The economic geography of Roman Italy
Can we identify different degrees of economic integration, both within and between regions, on the basis of archaeological proxies?
- Tymon de Haas
Within a previous post-doctoral research project, Dr Tymon de Haas used GIS-based spatial analysis and Network Analysis tools to investigate the geographic properties of demand and infrastructure in Roman Italy and their consequences for differential patterns of economic integration. This research showed that some regions, through demographic growth and increasingly dense infrastructural networks, had a larger potential for economic development and integration than others. However, it has so far not been established how this potential actually translates into archaeologically visible patterns of economic integration. This project therefore aims to increase our understanding of the economic geography of Roman Italy and of patterns of economic integration in particular. To explore the issue of economic integration, the project uses a multi-scalar geographic approach, applying different types of evidence and appropriate methods of analysis at the regional and supra-regional scale.

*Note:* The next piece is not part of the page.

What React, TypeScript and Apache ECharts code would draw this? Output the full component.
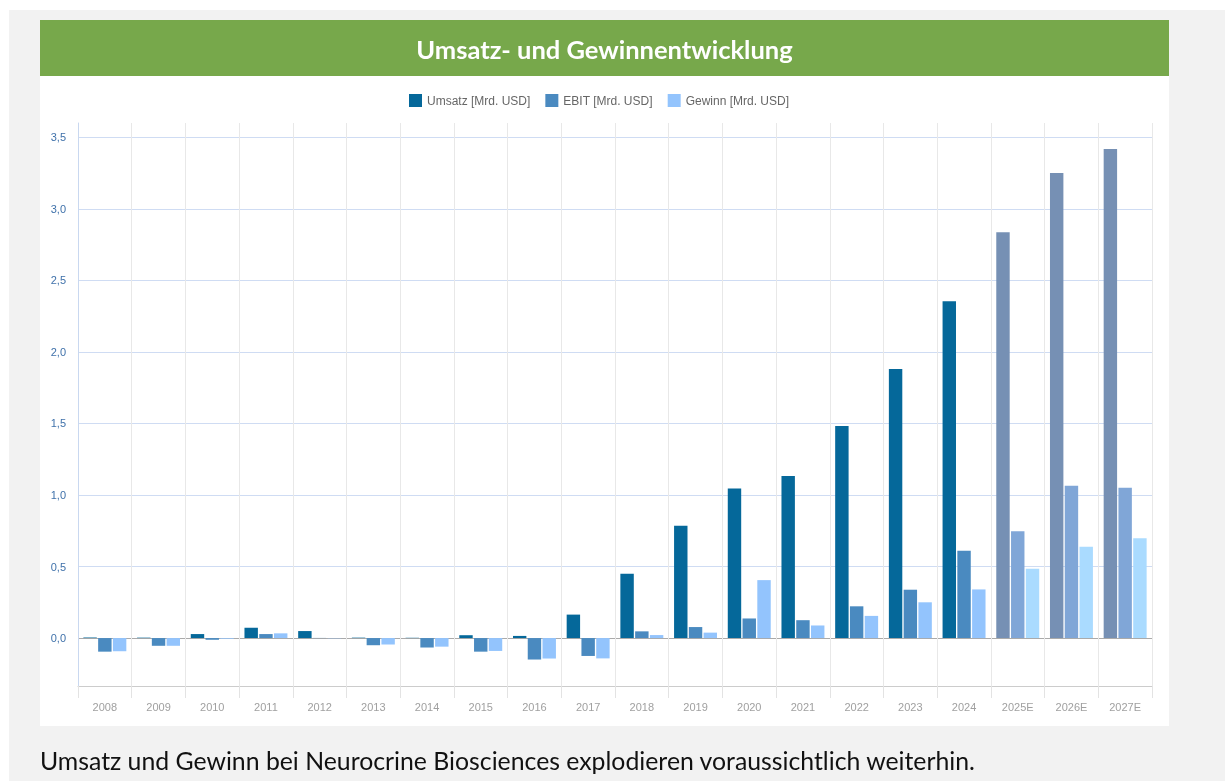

At the supra-regional scale, are there differences in the degree of integration between regions in different geographic zones? At the regional scale, are there differences in the degree of integration between different geographic zones? And if so, how do these differences relate to social and geographic factors? (e.g., are areas close to infrastructural hubs or major central places better integrated? And to what extent are not just elites, but also lower levels of society integrated?)
To answer these questions, De Haas uses both settlement and ceramic data as collected in regional field surveys and urban excavations as proxies for the extent to which sites and regions were integrated into local, regional and supra-regional economic systems.